Rear Diffs Failed in my new Trailhawk and it's not covered under Warranty
Looking for some advice if anyone is willing to help out. I recently
purchased a 2017 Cherokee Trailhawk. It's still under Warranty with less
than 800 miles on it. I've been taking it out to forest service roads (nothing
too crazy) and I've been loving it.
Last weekend I came across some snowy-muddy-icy trail. Ok, No big deal.
I paused before the patch to turn on "snow mode". Driving about 10 feet
onto the patch of snow I became stuck. Ok, stay calm. Popped on low 4
and locked the rear diffs. Slowly gave it some gas in reverse and heard an
awful growing sound. From there I kept getting error messages that the 4
wheel drive had over heated and was unavailable.

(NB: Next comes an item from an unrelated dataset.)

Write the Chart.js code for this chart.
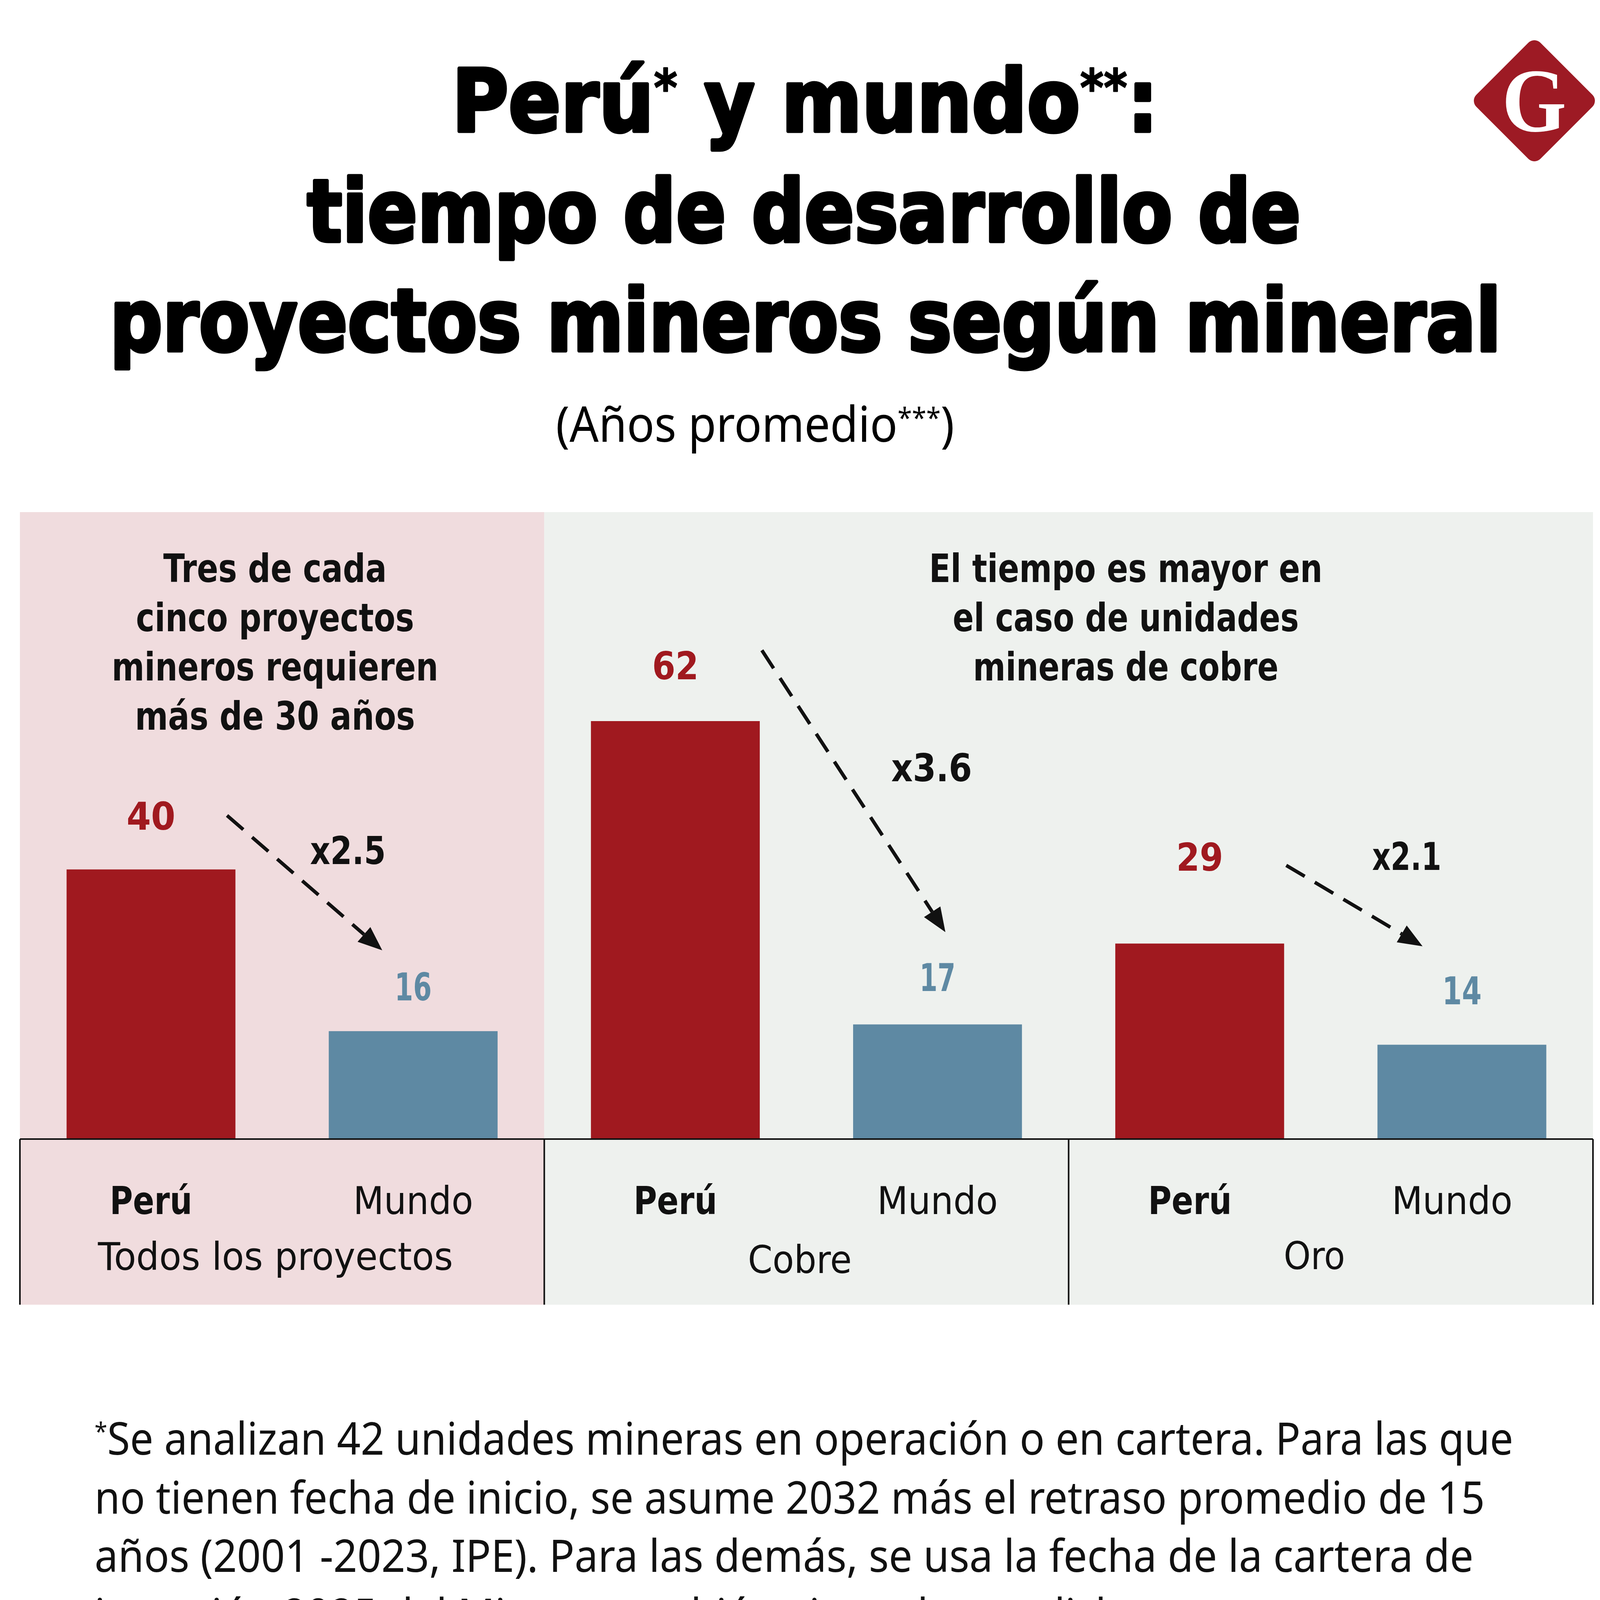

Long story short, 6 hours later I got out of the mess only having front 2
wheel drive available. Took it back to the dealership and they're telling me
they're not gonna cover it, and it will be 3100$ to replace the rear diffs.
I'm pretty bummed. There's no body damage. I wasn't driving recklessly. I
was STUCK. I tried to use the tools available to me on a trail rated vehicle,
which failed, and it's my fault.
Any advice? Was it my fault? Did I f**k up? Are they being harsh? I look at it
as I was using the car to offroad, as it was intended to do, stock tires
turned into skis and the rear diffs didn't help.
I think you have a case. I would complain directly to the corporate offices.
Unfortunately Jeeps trail rated and real world trail rated are not exactly the same. First thing to point out is the tires are meant for on road all season comfort. They are all but useless on slick mud, heavy snow, and ice. That loud grinding sound you heard was the rear differential failing to lock. The locker in the trailhawk is supplied by eaton and is an electrically controlled locker. The vehicle needs to be rolling slightly for the locker to engage. You must engage the differential lock before getting stuck. Snow mode makes the transmission start out in second gear and softens the shift for better traction among other things. But is not designed to be used off road, just in snowy street driving. When 4 low is selected and you have one or more wheels spinning the transfer case will get very hot in a short period of time. 6 hours of beating on your truck to get out of a situation that clearly called for a tow truck, will never be covered under the warranty. Especially if you explained to the service writer how this happened. The owners manual clearly explains how to use these systems and warns about severe damage if not operated properly. We have all been guilty of something like this a time or two. But they are in the right by denying a warranty claim in this case.